The first is the difference between one-off removal and continual removal. Both large-scale afforestation and soil carbon sequestration face this issue of being techniques whose storage capacity levels off over time. Second, many natural climate solutions aren’t permanent—they require maintenance and could be reversed by future decisions, as well as by climate change itself. For example, some research on conservation tillage shows that it may only increase soil carbon to a depth of ten centimeters. Because this thin layer is very vulnerable to changes in management, agricultural practices may not sustain surface soil carbon over the centuries or millennia for which climate policies must be designed.37 However, this maintenance requirement should not be thought of simply as a burden or liability. “Though premised on a logic of escape and exit, the marking of buried materials is also tied to the marking of sites of ongoing obligation,” write Kearnes and Rickards.38 These types of obligation and care are of a very different logic than our socie
ty has been running on. But care and the intention to maintain carbon can only go so far: if left unchecked, climate change could reverse terrestrial carbon sinks by mid century.39 Wind and rain will erode soil into the ocean; fires will burn down forests. In this sense, the efficacy of the solutions is vulnerable to the problem itself.
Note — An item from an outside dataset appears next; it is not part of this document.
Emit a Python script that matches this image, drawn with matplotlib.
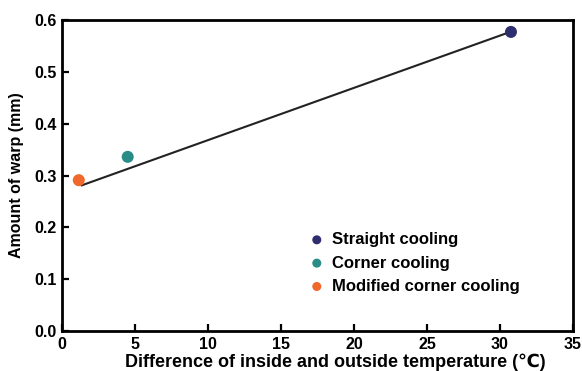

A third reality concerns the scale of these measures’ results compared with the scale of emissions. Remember, current emissions are on the order of forty gigatons of CO2 per year, or fifty gigatons of CO2 equivalent when you count other greenhouse gases. Afforestation, soil carbon, and biochar, at the extremes of their socio-technical potential, could remove perhaps ten to twenty gigatons of CO2 equivalent per year of that (as per the 2017 UN Environment Programme’s Emissions Gap Report). But this would be a tremendous work of social and industrial transformation. This highlights, first, the need to stop emitting. It’s impossible for these techniques to make up for our current levels of carbon emissions. And this peak in emissions needs to happen right away. For even if you view the problem on a longer time frame, say 200 or 300 years, those natural sinks will be sequestering their ten gigatons CO2 equivalent per year for, say, 50 years—then they will be full.
Try this thought experiment. Imagine that emissions flatline in 2020; the world puts in a strong effort to hold them steady, but it doesn’t manage to start decreasing them until 2030. It’s plausible that it would take ten years to start a worldwide decrease, right? But ten years steady at 50 Gt CO2eq—and there goes another 500 GtCO2eq into the atmosphere. That one decade would cancel out the 500 GtCO2eq the soils and forests could sequester over the next fifty years (sequestered at an extreme amount of effort and coordination among people around the whole world). Plateauing emissions for a decade before starting to bring them down might not sound that bad—the world would probably celebrate that triumph—but it would take fifty years of Herculean effort in enhancing these natural sinks just to make up for that decade alone of flat emissions. Then, the sinks would be maxed out in terms of additional removals. But we’d still have to maintain the storage, or we’d risk releasing the carbon again. Moreover, there wouldn’t be enough sink capacity later on in the century to make up for small amounts of continued emissions from some hard-to-mitigate sectors, like shipping, aviation, steel, or rice production.